» Task: Would you repeat the listing exactly but omit every picture?

» Material:
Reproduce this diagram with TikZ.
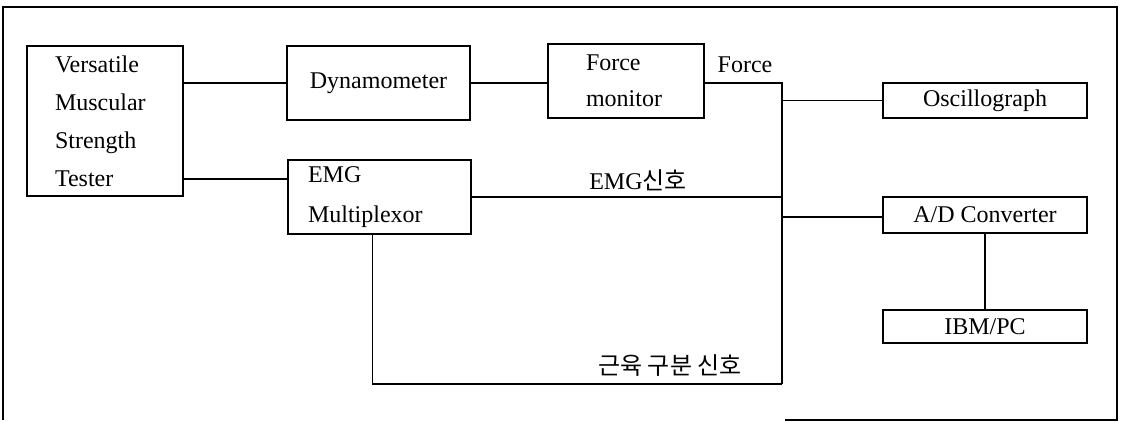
\documentclass[tikz,border=0pt]{standalone}
\usepackage{fontspec}
\setmainfont{Liberation Serif}
\newfontfamily\krfont{Noto Sans CJK KR}
\begin{document}
\begin{tikzpicture}[x=1pt,y=-1pt,
  blk/.style={draw, line width=1.6pt, inner sep=0pt, font=\fontsize{24}{38}\selectfont},
  wire/.style={line width=1.6pt},
  lbl/.style={inner sep=0pt, font=\fontsize{24}{38}\selectfont}]
\useasboundingbox (0,0) rectangle (1124,422);
% frame
\draw[line width=1.4pt] (785,420) -- (1117,420) -- (1117,7) -- (3,7) -- (3,420);
% blocks
\node[blk, minimum width=156pt, minimum height=150pt, text width=100pt, align=left] (vmst) at (105,121)
  {Versatile\\Muscular\\Strength\\Tester};
\node[blk, minimum width=183pt, minimum height=74pt] (dyn) at (378.5,83) {Dynamometer};
\node[blk, minimum width=183pt, minimum height=74pt, text width=143pt, align=left, font=\fontsize{24}{40}\selectfont] (emg) at (379.5,197)
  {EMG\\Multiplexor};
\node[blk, minimum width=156pt, minimum height=74pt, text width=80pt, align=left, font=\fontsize{24}{36}\selectfont] (fm) at (626,81)
  {Force\\monitor};
\node[blk, minimum width=204pt, minimum height=35pt] (osc) at (985,100.5) {Oscillograph};
\node[blk, minimum width=204pt, minimum height=36pt] (ad) at (985,215) {A/D Converter};
\node[blk, minimum width=204pt, minimum height=33pt] (pc) at (985,326.5) {IBM/PC};
% junction points
\coordinate (jbot) at (782,384);
\coordinate (tst) at ([yshift=-58pt]vmst.east);
\coordinate (mux) at ([xshift=-7pt]emg.south);
% connectors
\draw[wire] (dyn.west -| vmst.east) -- (dyn.west);
\draw[wire] (dyn.east) -- (dyn.east -| fm.west);
\draw[wire] (tst) -- (tst -| emg.west);
\draw[wire] ([yshift=-2pt]fm.east) -| (jbot);
\draw[wire] (mux) |- (jbot);
\draw[wire] (osc.west -| jbot) -- (osc.west);
\draw[wire] (emg.east) -- (emg.east -| jbot);
\draw[wire] ([yshift=-2pt]ad.west -| jbot) -- ([yshift=-2pt]ad.west);
\draw[wire] (ad.south) -- (pc.north);
% labels
\node[lbl] (lforce) at (745,65) {Force};
\node[lbl] (lemg) at (638,180) {EMG{\krfont 신호}};
\node[lbl] (lmus) at (670,366) {\krfont 근육 구분 신호};
\end{tikzpicture}
\end{document}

» Full output:
Reproduce this diagram with TikZ.
\documentclass[tikz,border=0pt]{standalone}
\usepackage{fontspec}
\setmainfont{Liberation Serif}
\newfontfamily\krfont{Noto Sans CJK KR}
\begin{document}
\begin{tikzpicture}[x=1pt,y=-1pt,
  blk/.style={draw, line width=1.6pt, inner sep=0pt, font=\fontsize{24}{38}\selectfont},
  wire/.style={line width=1.6pt},
  lbl/.style={inner sep=0pt, font=\fontsize{24}{38}\selectfont}]
\useasboundingbox (0,0) rectangle (1124,422);
% frame
\draw[line width=1.4pt] (785,420) -- (1117,420) -- (1117,7) -- (3,7) -- (3,420);
% blocks
\node[blk, minimum width=156pt, minimum height=150pt, text width=100pt, align=left] (vmst) at (105,121)
  {Versatile\\Muscular\\Strength\\Tester};
\node[blk, minimum width=183pt, minimum height=74pt] (dyn) at (378.5,83) {Dynamometer};
\node[blk, minimum width=183pt, minimum height=74pt, text width=143pt, align=left, font=\fontsize{24}{40}\selectfont] (emg) at (379.5,197)
  {EMG\\Multiplexor};
\node[blk, minimum width=156pt, minimum height=74pt, text width=80pt, align=left, font=\fontsize{24}{36}\selectfont] (fm) at (626,81)
  {Force\\monitor};
\node[blk, minimum width=204pt, minimum height=35pt] (osc) at (985,100.5) {Oscillograph};
\node[blk, minimum width=204pt, minimum height=36pt] (ad) at (985,215) {A/D Converter};
\node[blk, minimum width=204pt, minimum height=33pt] (pc) at (985,326.5) {IBM/PC};
% junction points
\coordinate (jbot) at (782,384);
\coordinate (tst) at ([yshift=-58pt]vmst.east);
\coordinate (mux) at ([xshift=-7pt]emg.south);
% connectors
\draw[wire] (dyn.west -| vmst.east) -- (dyn.west);
\draw[wire] (dyn.east) -- (dyn.east -| fm.west);
\draw[wire] (tst) -- (tst -| emg.west);
\draw[wire] ([yshift=-2pt]fm.east) -| (jbot);
\draw[wire] (mux) |- (jbot);
\draw[wire] (osc.west -| jbot) -- (osc.west);
\draw[wire] (emg.east) -- (emg.east -| jbot);
\draw[wire] ([yshift=-2pt]ad.west -| jbot) -- ([yshift=-2pt]ad.west);
\draw[wire] (ad.south) -- (pc.north);
% labels
\node[lbl] (lforce) at (745,65) {Force};
\node[lbl] (lemg) at (638,180) {EMG{\krfont 신호}};
\node[lbl] (lmus) at (670,366) {\krfont 근육 구분 신호};
\end{tikzpicture}
\end{document}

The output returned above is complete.